*PROBLEM TO WORK ON*
Extract the lines up to and including the one that contains "plt.rcParams['mathtext.it'] = 'Liberation", starting with the first line of the entries below, and omit the pictures.

[Records contained in a dataset]
++++++++++
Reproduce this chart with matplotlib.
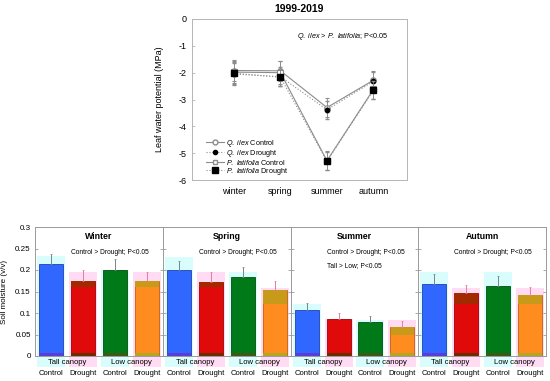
import matplotlib
matplotlib.use("Agg")
import matplotlib.pyplot as plt
from matplotlib.lines import Line2D
import numpy as np

plt.rcParams['font.family'] = ['Liberation Sans', 'DejaVu Sans']
plt.rcParams['mathtext.fontset'] = 'custom'
plt.rcParams['mathtext.rm'] = 'Liberation Sans'
plt.rcParams['mathtext.it'] = 'Liberation Sans:italic'

# ---------------- top panel data ----------------
seasons_top = ["winter", "spring", "summer", "autumn"]
qi_control = [-1.92, -1.93, -3.30, -2.28]
qi_drought = [-2.05, -2.15, -3.38, -2.32]
pl_control = [-1.98, -2.00, -5.28, -2.62]
pl_drought = [-2.02, -2.17, -5.30, -2.65]
err_qi_c = [0.38, 0.38, 0.35, 0.35]
err_qi_d = [0.40, 0.35, 0.33, 0.33]
err_pl_c = [0.42, 0.42, 0.35, 0.35]
err_pl_d = [0.40, 0.32, 0.33, 0.33]

# ---------------- bottom panel data ----------------
panel_titles = ["Winter", "Spring", "Summer", "Autumn"]
group_labels = ["Tall canopy", "Low canopy"]
bar_labels = ["Control", "Drought", "Control", "Drought"]
moist_winter = [0.213, 0.175, 0.200, 0.174]
moist_spring = [0.199, 0.172, 0.183, 0.153]
moist_summer = [0.107, 0.085, 0.079, 0.068]
moist_autumn = [0.168, 0.146, 0.163, 0.142]
err_winter = [0.024, 0.024, 0.025, 0.021]
err_spring = [0.022, 0.023, 0.024, 0.022]
err_summer = [0.017, 0.016, 0.014, 0.014]
err_autumn = [0.022, 0.019, 0.022, 0.019]
band_winter = [None, 0.160, None, 0.160]
band_spring = [None, 0.160, None, 0.122]
band_summer = [None, None, None, 0.048]
band_autumn = [None, 0.121, None, 0.121]
glow_winter = [0.233, 0.196, 0.200, 0.196]
glow_spring = [0.231, 0.196, 0.196, 0.157]
glow_summer = [0.120, 0.085, 0.083, 0.083]
glow_autumn = [0.195, 0.157, 0.195, 0.157]
stats_lines = [["Control > Drought; P<0.05"],
               ["Control > Drought; P<0.05"],
               ["Control > Drought; P<0.05", "Tall > Low; P<0.05"],
               ["Control > Drought; P<0.05"]]

moist = [moist_winter, moist_spring, moist_summer, moist_autumn]
errs = [err_winter, err_spring, err_summer, err_autumn]
bands = [band_winter, band_spring, band_summer, band_autumn]
glows = [glow_winter, glow_spring, glow_summer, glow_autumn]

fig = plt.figure(figsize=(5.5, 3.81), dpi=100)
W, H = 550, 381

def ax_at(l, t, r, b):
    return fig.add_axes([l / W, 1 - b / H, (r - l) / W, (b - t) / H])

# ---------------- top chart ----------------
ax = ax_at(192, 19, 407, 180)
x = np.array([1, 2, 3, 4])
gray = '#8c8c8c'
ax.errorbar(x, qi_control, yerr=err_qi_c, color=gray, lw=0.8, ls='-', marker='o', ms=4,
            mfc='white', mec=gray, mew=0.8, capsize=1.5, elinewidth=0.6, zorder=3)
ax.errorbar(x, qi_drought, yerr=err_qi_d, color=gray, lw=0.8, ls=':', marker='o', ms=3.2,
            mfc='black', mec='black', capsize=1.5, elinewidth=0.6, zorder=4)
ax.errorbar(x, pl_control, yerr=err_pl_c, color=gray, lw=0.8, ls='-', marker='s', ms=4,
            mfc='white', mec=gray, mew=0.8, capsize=1.5, elinewidth=0.6, zorder=3)
ax.errorbar(x, pl_drought, yerr=err_pl_d, color=gray, lw=0.8, ls=':', marker='s', ms=4.5,
            mfc='black', mec='black', capsize=1.5, elinewidth=0.6, zorder=5)
ax.set_xlim(0.1, 4.72)
ax.set_ylim(-6, 0)
ax.set_yticks([0, -1, -2, -3, -4, -5, -6])
ax.set_yticklabels(["0", "-1", "-2", "-3", "-4", "-5", "-6"])
ax.set_xticks(x)
ax.set_xticklabels(seasons_top)
ax.tick_params(axis='x', length=0, pad=5, labelsize=6.5)
ax.tick_params(axis='y', direction='in', length=2.5, width=0.5, color='#aaaaaa',
               labelsize=6.5, pad=4)
for s in ax.spines.values():
    s.set_color('#b5b5b5')
    s.set_linewidth(0.7)
ax.set_ylabel("Leaf water potential (MPa)", fontsize=6.5, labelpad=10)
ax.set_title("1999-2019", fontsize=7.5, fontweight='bold', pad=5)
ax.text(0.49, 0.89, r"$\it{Q.\ ilex}$ > $\it{P.\ latifolia}$; P<0.05",
        transform=ax.transAxes, fontsize=5.2, ha='left', va='center')
handles = [
    Line2D([], [], color=gray, lw=0.8, ls='-', marker='o', ms=3.5, mfc='white', mec=gray),
    Line2D([], [], color=gray, lw=0.8, ls=':', marker='o', ms=3, mfc='black', mec='black'),
    Line2D([], [], color=gray, lw=0.8, ls='-', marker='s', ms=3.5, mfc='white', mec=gray),
    Line2D([], [], color=gray, lw=0.8, ls=':', marker='s', ms=4, mfc='black', mec='black'),
]
labels = [r"$\it{Q.\ ilex}$ Control", r"$\it{Q.\ ilex}$ Drought",
          r"$\it{P.\ latifolia}$ Control", r"$\it{P.\ latifolia}$ Drought"]
ax.legend(handles, labels, loc='upper left', bbox_to_anchor=(0.065, 0.262), frameon=False,
          fontsize=5.2, handlelength=2.5, handletextpad=0.3, borderpad=0, labelspacing=-0.15,
          borderaxespad=0)

# ---------------- bottom chart ----------------
main_cols = ['#3068ff', '#e00a0a', '#007a18', '#ff8c1e']
edge_cols = ['#2040b0', '#a00000', '#005010', '#c06010']
base_cols = ['#5a3cd8', '#6b2d00', '#3c5a14', '#b4a620']
band_cols = [None, '#a22a00', None, '#c89a1a']
glow_cols = ['#d9fdfd', '#ffdcf4', '#d9fdfd', '#ffdcf4']
err_cols = ['#708888', '#e87aa0', '#708888', '#e87aa0']

edges = [35, 163, 291, 418, 546]
xb = np.array([0.5, 1.5, 2.5, 3.5])
bw = 0.75
for i in range(4):
    a = ax_at(edges[i], 227, edges[i + 1], 356)
    a.set_xlim(0, 4)
    a.set_ylim(0, 0.3)
    vals = moist[i]
    for j in range(4):
        # glow box behind bar (extends into label row)
        a.bar(xb[j], glows[i][j] + 0.0256, bottom=-0.0256, width=0.88, color=glow_cols[j],
              zorder=1, clip_on=False, lw=0)
        a.bar(xb[j], vals[j], width=bw, color=main_cols[j], edgecolor=edge_cols[j],
              lw=0.6, zorder=2)
        a.bar(xb[j], 0.007, width=bw, color=base_cols[j], lw=0, zorder=3)
        if bands[i][j] is not None:
            a.bar(xb[j], vals[j] - bands[i][j], bottom=bands[i][j], width=bw - 0.02,
                  color=band_cols[j], lw=0, zorder=3)
        a.errorbar(xb[j], vals[j], yerr=[[0], [errs[i][j]]], color=err_cols[j], lw=0,
                   elinewidth=0.7, capsize=1, capthick=0.5, zorder=4)
    a.set_xticks([])
    a.set_yticks(np.arange(0, 0.301, 0.05))
    a.tick_params(axis='y', direction='in', length=2.5, width=0.5, color='#888888',
                  left=True, right=True, labelsize=5.8, pad=3)
    if i == 0:
        a.set_yticklabels(["0", "0.05", "0.1", "0.15", "0.2", "0.25", "0.3"])
        a.set_ylabel("Soil moisture (v/v)", fontsize=5.8, labelpad=5)
    else:
        a.set_yticklabels([])
    for s in a.spines.values():
        s.set_color('#9a9a9a')
        s.set_linewidth(0.7)
    a.text(0.5, 0.93, panel_titles[i], transform=a.transAxes, ha='center', va='center',
           fontsize=6.3, fontweight='bold')
    for k, line in enumerate(stats_lines[i]):
        a.text(0.28, 0.80 - k * 0.095, line, transform=a.transAxes, ha='left',
               va='center', fontsize=4.8)
    trans = a.get_xaxis_transform()
    a.text(1.0, -0.054, group_labels[0], transform=trans, ha='center', va='center',
           fontsize=5.5)
    a.text(3.0, -0.054, group_labels[1], transform=trans, ha='center', va='center',
           fontsize=5.5)
    for j in range(4):
        a.text(xb[j], -0.132, bar_labels[j], transform=trans, ha='center', va='center',
               fontsize=5.5)

fig.savefig("out.png", dpi=100)
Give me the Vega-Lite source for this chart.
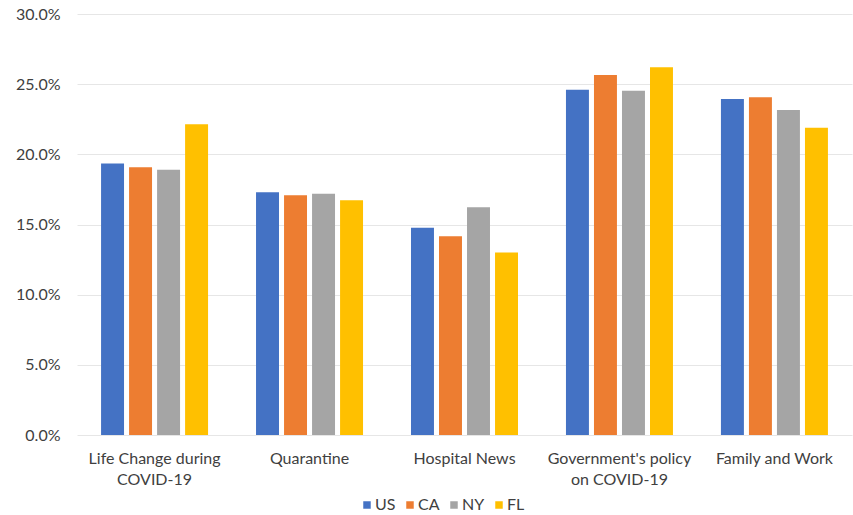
{
  "$schema": "https://vega.github.io/schema/vega-lite/v6.json",
  "width": 775,
  "height": 421,
  "autosize": {"type": "none"},
  "padding": {"left": 77, "top": 14, "right": 1, "bottom": 80},
  "background": "white",
  "data": {
    "values": [
      {"topic": "Life Change during COVID-19", "state": "US", "share": 0.1934},
      {"topic": "Life Change during COVID-19", "state": "CA", "share": 0.1908},
      {"topic": "Life Change during COVID-19", "state": "NY", "share": 0.189},
      {"topic": "Life Change during COVID-19", "state": "FL", "share": 0.2215},
      {"topic": "Quarantine", "state": "US", "share": 0.1729},
      {"topic": "Quarantine", "state": "CA", "share": 0.1708},
      {"topic": "Quarantine", "state": "NY", "share": 0.172},
      {"topic": "Quarantine", "state": "FL", "share": 0.1672},
      {"topic": "Hospital News", "state": "US", "share": 0.1476},
      {"topic": "Hospital News", "state": "CA", "share": 0.1417},
      {"topic": "Hospital News", "state": "NY", "share": 0.1623},
      {"topic": "Hospital News", "state": "FL", "share": 0.13},
      {"topic": "Government's policy on COVID-19", "state": "US", "share": 0.246},
      {"topic": "Government's policy on COVID-19", "state": "CA", "share": 0.2566},
      {"topic": "Government's policy on COVID-19", "state": "NY", "share": 0.2453},
      {"topic": "Government's policy on COVID-19", "state": "FL", "share": 0.262},
      {"topic": "Family and Work", "state": "US", "share": 0.2394},
      {"topic": "Family and Work", "state": "CA", "share": 0.2406},
      {"topic": "Family and Work", "state": "NY", "share": 0.2316},
      {"topic": "Family and Work", "state": "FL", "share": 0.219}
    ]
  },
  "mark": {"type": "bar"},
  "encoding": {
    "x": {
      "field": "topic",
      "type": "nominal",
      "sort": null,
      "scale": {"paddingInner": 0.277, "paddingOuter": 0.139},
      "axis": {
        "title": null,
        "labelAngle": 0,
        "domain": false,
        "ticks": false,
        "labelPadding": 15,
        "labelFont": "Lato",
        "labelFontSize": 16,
        "labelColor": "#404040",
        "labelLineHeight": 21,
        "labelExpr": "datum.label == 'Life Change during COVID-19' ? ['Life Change during', 'COVID-19'] : datum.label == \"Government's policy on COVID-19\" ? [\"Government's policy\", 'on COVID-19'] : datum.label"
      }
    },
    "xOffset": {
      "field": "state",
      "type": "nominal",
      "sort": ["US", "CA", "NY", "FL"],
      "scale": {"paddingInner": 0.18, "paddingOuter": 0.09}
    },
    "y": {
      "field": "share",
      "type": "quantitative",
      "scale": {"domain": [0, 0.3]},
      "axis": {
        "title": null,
        "format": ".1%",
        "values": [0, 0.05, 0.1, 0.15, 0.2, 0.25, 0.3],
        "domain": false,
        "ticks": false,
        "labelPadding": 17,
        "labelFont": "Lato",
        "labelFontSize": 16,
        "labelColor": "#404040",
        "gridColor": "#e6e6e6",
        "gridWidth": 1
      }
    },
    "color": {
      "field": "state",
      "type": "nominal",
      "sort": ["US", "CA", "NY", "FL"],
      "scale": {"domain": ["US", "CA", "NY", "FL"], "range": ["#4472C4", "#ED7D31", "#A5A5A5", "#FFC000"]},
      "legend": {
        "title": null,
        "orient": "none",
        "direction": "horizontal",
        "legendX": 282,
        "legendY": 483,
        "symbolType": "square",
        "symbolSize": 56,
        "symbolStrokeWidth": 0,
        "labelFont": "Lato",
        "labelFontSize": 16,
        "labelColor": "#404040",
        "columnPadding": 6,
        "labelOffset": 0
      }
    }
  },
  "config": {
    "view": {"stroke": null}
  }
}
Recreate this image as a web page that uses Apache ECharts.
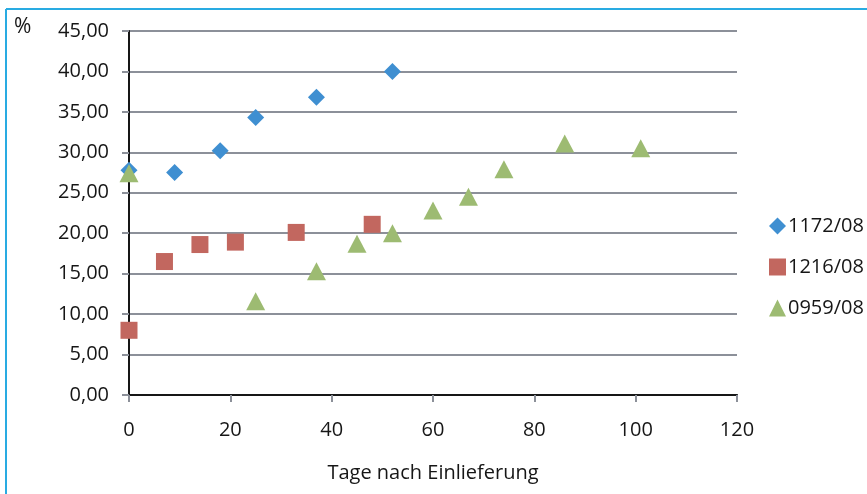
<!DOCTYPE html>
<html>
<head>
<meta charset="utf-8">
<script src="https://cdn.jsdelivr.net/npm/echarts@6/dist/echarts.min.js"></script>
<style>
  html, body { margin: 0; padding: 0; background: #fff; }
  #chart { width: 867px; height: 494px; }
</style>
</head>
<body>
<div id="chart"></div>
<script>
// Days after admission and measured percentage per sample
const seriesNames = ['1172/08', '1216/08', '0959/08'];

const days1172 = [0, 9, 18, 25, 37, 52];
const vals1172 = [27.8, 27.5, 30.2, 34.3, 36.8, 40.0];

const days1216 = [0, 7, 14, 21, 33, 48];
const vals1216 = [8.0, 16.5, 18.6, 18.9, 20.1, 21.1];

const days0959 = [0, 25, 37, 45, 52, 60, 67, 74, 86, 101];
const vals0959 = [27.4, 11.6, 15.3, 18.7, 20.0, 22.8, 24.5, 27.9, 31.1, 30.5];

const xTicks = [0, 20, 40, 60, 80, 100, 120];
const yTicks = [0, 5, 10, 15, 20, 25, 30, 35, 40, 45];

const colors = ['#3f8fd1', '#c2675f', '#9dbb72'];
const symbols = ['diamond', 'rect', 'triangle'];
const symbolSizes = [[17, 17], [17, 17], [19, 18]];

const pair = (xs, ys) => xs.map((x, i) => [x, ys[i]]);
const dataSets = [pair(days1172, vals1172), pair(days1216, vals1216), pair(days0959, vals0959)];

const FONT = '"Open Sans", "Noto Sans", sans-serif';
const TEXT = '#161616';
const gridColor = '#8c9099';

const chart = echarts.init(document.getElementById('chart'), null, { renderer: 'canvas' });

chart.setOption({
  animation: false,
  backgroundColor: '#ffffff',
  textStyle: { fontFamily: FONT },
  title: {
    text: '%',
    left: 9,
    top: 12,
    textStyle: { fontFamily: FONT, fontSize: 21, fontWeight: 'normal', color: TEXT }
  },
  grid: { left: 129, right: 130, top: 31, bottom: 99, containLabel: false },
  legend: {
    orient: 'vertical',
    left: 764,
    top: 211,
    itemGap: 21,
    itemWidth: 17,
    itemHeight: 17,
    textStyle: { fontFamily: FONT, fontSize: 20, color: TEXT, padding: [0, 0, 0, -3] },
    data: seriesNames
  },
  xAxis: [{
    type: 'value',
    min: xTicks[0],
    max: xTicks[xTicks.length - 1],
    interval: 20,
    name: 'Tage nach Einlieferung',
    nameLocation: 'middle',
    nameGap: 68,
    nameTextStyle: { fontFamily: FONT, fontSize: 20, color: TEXT },
    axisLine: { show: true, onZero: false, lineStyle: { color: gridColor, width: 2 } },
    axisTick: { show: true, length: 7, lineStyle: { color: gridColor, width: 2 } },
    axisLabel: { fontFamily: FONT, fontSize: 20, color: TEXT, margin: 25 },
    splitLine: { show: false }
  }, {
    type: 'value',
    position: 'top',
    min: 0, max: 120,
    axisLine: { show: true, lineStyle: { color: TEXT, width: 2 } },
    axisTick: { show: false },
    axisLabel: { show: false },
    splitLine: { show: false }
  }],
  yAxis: [{
    type: 'value',
    min: yTicks[0],
    max: yTicks[yTicks.length - 1],
    interval: 5,
    axisLine: { show: true, onZero: false, lineStyle: { color: gridColor, width: 2 } },
    axisTick: { show: true, length: 7, lineStyle: { color: gridColor, width: 2 } },
    axisLabel: {
      fontFamily: FONT, fontSize: 20, color: TEXT, margin: 20,
      formatter: v => v.toFixed(2).replace('.', ',')
    },
    splitLine: { show: true, lineStyle: { color: gridColor, width: 2 } }
  }, {
    type: 'value',
    position: 'right',
    min: 0, max: 45,
    axisLine: { show: true, lineStyle: { color: TEXT, width: 2 } },
    axisTick: { show: false },
    axisLabel: { show: false },
    splitLine: { show: false }
  }],
  graphic: [
    { type: 'line', shape: { x1: 6, y1: 9, x2: 867, y2: 9 }, style: { stroke: '#29abe2', lineWidth: 2 } },
    { type: 'line', shape: { x1: 6, y1: 9, x2: 6, y2: 494 }, style: { stroke: '#29abe2', lineWidth: 2 } }
  ],
  series: seriesNames.map((name, i) => ({
    name,
    type: 'scatter',
    xAxisIndex: 0,
    yAxisIndex: 0,
    symbol: symbols[i],
    symbolSize: symbolSizes[i],
    itemStyle: { color: colors[i], opacity: 1 },
    data: dataSets[i],
    z: 3 + (i === 2 ? 1 : 0)
  }))
});
</script>
</body>
</html>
++++++++++
*WRITTEN ANSWER*
Reproduce this chart with matplotlib.
import matplotlib
matplotlib.use("Agg")
import matplotlib.pyplot as plt
from matplotlib.lines import Line2D
import numpy as np

plt.rcParams['font.family'] = ['Liberation Sans', 'DejaVu Sans']
plt.rcParams['mathtext.fontset'] = 'custom'
plt.rcParams['mathtext.rm'] = 'Liberation Sans'
plt.rcParams['mathtext.it'] = 'Liberation Sans:italic'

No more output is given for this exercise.